▶ _TO DO_: Look through the data and write out every line with the word "diagram" in it.

▶ _PROVIDED DATA_:
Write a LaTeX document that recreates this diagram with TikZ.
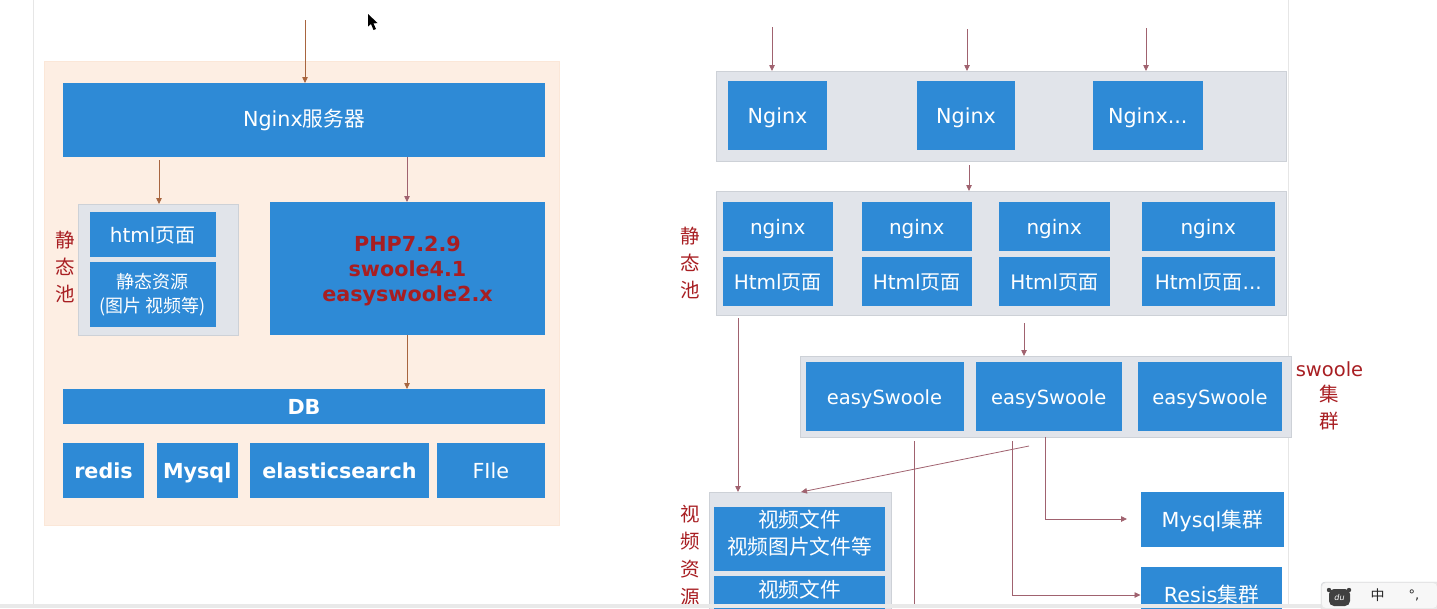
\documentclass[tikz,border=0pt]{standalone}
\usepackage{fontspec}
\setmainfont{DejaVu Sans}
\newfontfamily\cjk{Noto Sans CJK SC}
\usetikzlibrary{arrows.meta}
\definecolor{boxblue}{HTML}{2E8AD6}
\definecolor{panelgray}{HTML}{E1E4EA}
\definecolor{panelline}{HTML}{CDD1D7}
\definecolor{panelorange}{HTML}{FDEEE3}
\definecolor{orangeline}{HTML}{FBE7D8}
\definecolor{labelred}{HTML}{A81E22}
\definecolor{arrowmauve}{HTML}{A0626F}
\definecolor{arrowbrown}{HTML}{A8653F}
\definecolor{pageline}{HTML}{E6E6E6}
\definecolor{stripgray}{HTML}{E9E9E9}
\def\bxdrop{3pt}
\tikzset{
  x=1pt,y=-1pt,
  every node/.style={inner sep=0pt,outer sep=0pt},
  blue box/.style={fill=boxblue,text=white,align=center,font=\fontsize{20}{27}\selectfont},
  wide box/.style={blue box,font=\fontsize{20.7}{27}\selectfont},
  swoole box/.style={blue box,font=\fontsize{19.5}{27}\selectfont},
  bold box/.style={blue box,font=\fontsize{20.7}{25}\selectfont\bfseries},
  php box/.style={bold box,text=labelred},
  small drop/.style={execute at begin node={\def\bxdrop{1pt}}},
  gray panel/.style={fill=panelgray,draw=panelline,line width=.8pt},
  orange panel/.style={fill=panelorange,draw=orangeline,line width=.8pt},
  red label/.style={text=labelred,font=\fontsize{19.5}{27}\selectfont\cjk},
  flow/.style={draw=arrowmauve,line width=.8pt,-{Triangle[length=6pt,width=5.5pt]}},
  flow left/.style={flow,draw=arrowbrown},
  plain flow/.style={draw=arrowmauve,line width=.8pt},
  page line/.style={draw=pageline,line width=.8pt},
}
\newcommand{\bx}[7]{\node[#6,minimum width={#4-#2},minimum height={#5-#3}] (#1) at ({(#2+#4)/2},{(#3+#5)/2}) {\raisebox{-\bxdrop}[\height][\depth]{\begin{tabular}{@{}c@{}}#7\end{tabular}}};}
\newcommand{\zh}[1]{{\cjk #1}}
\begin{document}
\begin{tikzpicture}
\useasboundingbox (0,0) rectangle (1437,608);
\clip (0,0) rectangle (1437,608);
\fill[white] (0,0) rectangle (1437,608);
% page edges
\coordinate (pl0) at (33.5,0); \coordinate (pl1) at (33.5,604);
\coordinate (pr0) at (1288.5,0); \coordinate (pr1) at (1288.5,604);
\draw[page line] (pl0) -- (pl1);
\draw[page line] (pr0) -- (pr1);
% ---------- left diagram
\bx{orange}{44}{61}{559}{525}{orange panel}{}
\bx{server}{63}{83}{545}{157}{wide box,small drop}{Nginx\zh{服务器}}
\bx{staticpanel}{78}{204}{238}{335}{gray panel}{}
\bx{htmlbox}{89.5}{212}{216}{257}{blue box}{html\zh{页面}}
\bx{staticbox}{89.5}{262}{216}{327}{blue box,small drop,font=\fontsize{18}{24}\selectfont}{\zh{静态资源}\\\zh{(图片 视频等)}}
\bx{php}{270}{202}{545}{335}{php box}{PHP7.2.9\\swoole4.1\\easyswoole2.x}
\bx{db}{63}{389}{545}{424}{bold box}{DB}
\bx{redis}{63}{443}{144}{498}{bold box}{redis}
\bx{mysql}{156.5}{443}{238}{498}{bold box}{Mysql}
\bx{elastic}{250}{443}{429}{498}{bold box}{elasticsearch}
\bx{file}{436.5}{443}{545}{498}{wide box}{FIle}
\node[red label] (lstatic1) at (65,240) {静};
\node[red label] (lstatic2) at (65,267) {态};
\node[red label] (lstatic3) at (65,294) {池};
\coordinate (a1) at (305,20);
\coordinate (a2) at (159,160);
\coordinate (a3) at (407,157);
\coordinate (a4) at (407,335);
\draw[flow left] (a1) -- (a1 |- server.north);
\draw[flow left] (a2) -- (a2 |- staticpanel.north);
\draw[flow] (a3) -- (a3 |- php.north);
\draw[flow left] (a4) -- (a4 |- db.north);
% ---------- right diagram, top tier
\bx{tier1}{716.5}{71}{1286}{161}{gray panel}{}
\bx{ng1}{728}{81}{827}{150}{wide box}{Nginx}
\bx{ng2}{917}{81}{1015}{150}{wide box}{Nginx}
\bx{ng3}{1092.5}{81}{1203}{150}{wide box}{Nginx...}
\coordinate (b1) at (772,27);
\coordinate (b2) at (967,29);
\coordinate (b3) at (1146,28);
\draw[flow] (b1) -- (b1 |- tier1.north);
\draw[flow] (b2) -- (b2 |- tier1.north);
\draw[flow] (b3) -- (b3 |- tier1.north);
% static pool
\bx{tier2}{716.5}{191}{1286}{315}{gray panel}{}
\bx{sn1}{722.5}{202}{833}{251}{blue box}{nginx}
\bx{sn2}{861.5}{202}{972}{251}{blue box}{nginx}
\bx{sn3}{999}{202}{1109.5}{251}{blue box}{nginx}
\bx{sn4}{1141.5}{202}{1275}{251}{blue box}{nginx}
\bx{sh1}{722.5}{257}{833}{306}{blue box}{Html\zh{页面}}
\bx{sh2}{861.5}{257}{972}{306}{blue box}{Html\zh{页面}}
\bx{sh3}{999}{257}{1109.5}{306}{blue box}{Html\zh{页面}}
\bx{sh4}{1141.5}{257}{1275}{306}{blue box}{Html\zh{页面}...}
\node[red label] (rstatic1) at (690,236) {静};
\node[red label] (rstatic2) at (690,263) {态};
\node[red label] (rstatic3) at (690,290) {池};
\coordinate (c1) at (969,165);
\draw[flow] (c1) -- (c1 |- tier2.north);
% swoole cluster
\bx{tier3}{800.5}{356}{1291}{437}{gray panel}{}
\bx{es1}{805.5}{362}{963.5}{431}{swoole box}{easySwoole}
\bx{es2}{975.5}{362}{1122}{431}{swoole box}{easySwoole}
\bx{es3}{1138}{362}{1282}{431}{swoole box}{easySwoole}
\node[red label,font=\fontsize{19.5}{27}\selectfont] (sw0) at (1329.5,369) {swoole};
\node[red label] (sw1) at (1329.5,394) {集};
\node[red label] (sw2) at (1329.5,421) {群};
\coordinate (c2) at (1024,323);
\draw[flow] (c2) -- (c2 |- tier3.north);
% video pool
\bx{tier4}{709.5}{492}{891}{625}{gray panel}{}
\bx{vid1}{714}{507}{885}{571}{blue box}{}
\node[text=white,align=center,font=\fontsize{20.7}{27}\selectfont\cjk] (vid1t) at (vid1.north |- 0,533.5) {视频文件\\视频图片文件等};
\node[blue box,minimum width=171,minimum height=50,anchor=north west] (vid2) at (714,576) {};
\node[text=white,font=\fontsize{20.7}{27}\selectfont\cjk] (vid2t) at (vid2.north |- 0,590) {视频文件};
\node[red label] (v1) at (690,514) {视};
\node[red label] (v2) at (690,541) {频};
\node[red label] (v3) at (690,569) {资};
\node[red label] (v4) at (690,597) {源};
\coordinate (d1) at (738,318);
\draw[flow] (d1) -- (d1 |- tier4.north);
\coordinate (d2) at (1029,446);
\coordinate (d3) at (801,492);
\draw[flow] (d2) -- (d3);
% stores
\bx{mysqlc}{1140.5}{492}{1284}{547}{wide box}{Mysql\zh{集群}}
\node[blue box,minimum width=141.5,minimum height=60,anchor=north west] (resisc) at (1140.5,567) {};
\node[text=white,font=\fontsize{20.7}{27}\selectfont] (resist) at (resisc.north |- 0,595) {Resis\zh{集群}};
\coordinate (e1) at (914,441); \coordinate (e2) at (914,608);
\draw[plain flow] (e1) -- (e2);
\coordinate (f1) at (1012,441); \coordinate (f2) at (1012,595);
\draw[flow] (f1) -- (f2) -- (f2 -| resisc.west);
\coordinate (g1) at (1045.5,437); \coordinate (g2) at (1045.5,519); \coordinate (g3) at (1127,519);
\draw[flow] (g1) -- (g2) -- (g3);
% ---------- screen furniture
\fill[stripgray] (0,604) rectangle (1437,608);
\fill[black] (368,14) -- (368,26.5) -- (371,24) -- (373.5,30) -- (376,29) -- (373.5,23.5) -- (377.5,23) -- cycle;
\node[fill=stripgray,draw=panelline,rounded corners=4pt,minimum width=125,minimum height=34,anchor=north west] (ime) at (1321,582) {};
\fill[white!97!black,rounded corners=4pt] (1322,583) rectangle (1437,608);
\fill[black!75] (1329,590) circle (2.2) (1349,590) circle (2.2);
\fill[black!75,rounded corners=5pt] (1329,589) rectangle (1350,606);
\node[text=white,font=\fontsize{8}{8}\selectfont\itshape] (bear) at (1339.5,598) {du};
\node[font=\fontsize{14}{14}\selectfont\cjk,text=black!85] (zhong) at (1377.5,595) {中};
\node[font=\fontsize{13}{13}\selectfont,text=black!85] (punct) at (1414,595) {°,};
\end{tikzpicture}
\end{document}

▶ _ANSWER TO THIS EXERCISE_:
Write a LaTeX document that recreates this diagram with TikZ.
% ---------- left diagram
% ---------- right diagram, top tier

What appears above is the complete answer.